My first conversations with Dilip were awkward, as he always seemed to be looking past me, waiting for one of his friends to rescue him. He had a point, since other than the fact that our parents were born in the same country, we really had very little in common. He was all-American and I was mostly English, and our interactions had the distinct feeling of two brown kids forced to play together because their parents told them they had to be friends. It soon became clear that he saw me as a social liability. After a week or so he stopped acknowledging me in the hallway when he walked by with his baseball buddies. This didn’t surprise me—rejection of one’s own kind in favor of the dominant culture was a survival technique that I had seen before.
A few years before in England, a Sikh student had joined our school.
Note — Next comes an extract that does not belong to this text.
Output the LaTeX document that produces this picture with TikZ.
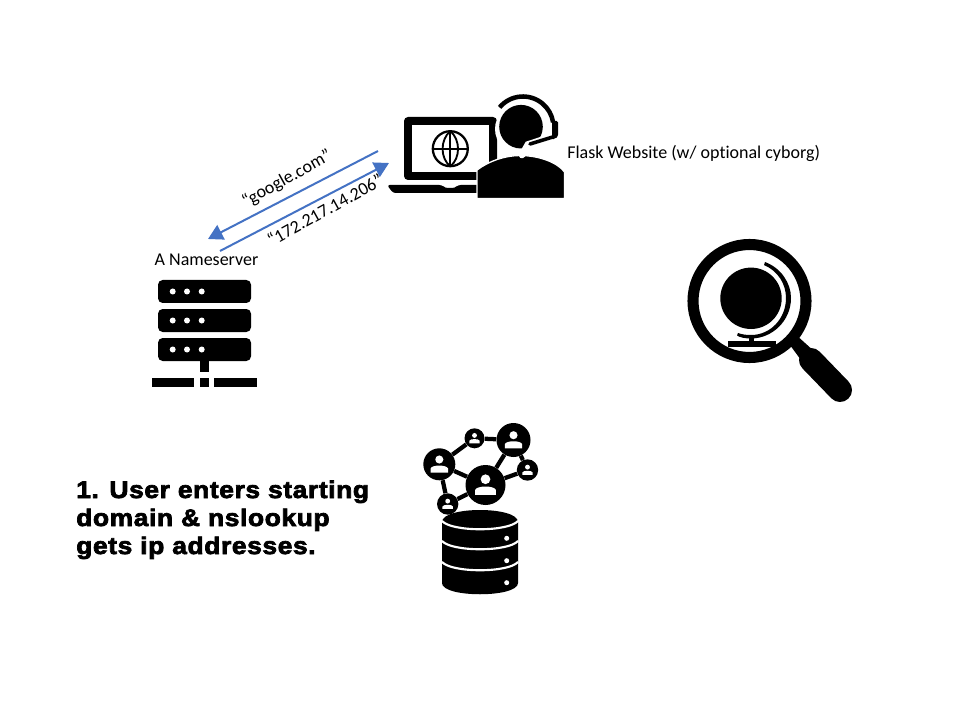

One day out on the quad the white kids were taunting me with the word Paki, a common slur toward Indians or Pakistanis. The Sikh boy, himself technically a Paki, was also standing within taunting distance. He watched as the English kids shoved and pushed me as I walked to class, one of them trying to trip me, another throwing a soccer ball at the back of my head. In that moment he made a strategic decision. At the time it was confusing, but in retrospect I give him credit for it. He ran over to me, grabbed me by my shirt, looked at the English kids, and then landed his fist right into the side of my face. The English schoolboys cheered as he engaged his boots and his elbows so that I fell to the ground and went fetal until the blows got weaker and the cheers grew stronger and he was eventually hoisted away as their hero. Brilliant. From that day on, unlike me, no one ever picked a fight with him or dared call him Paki.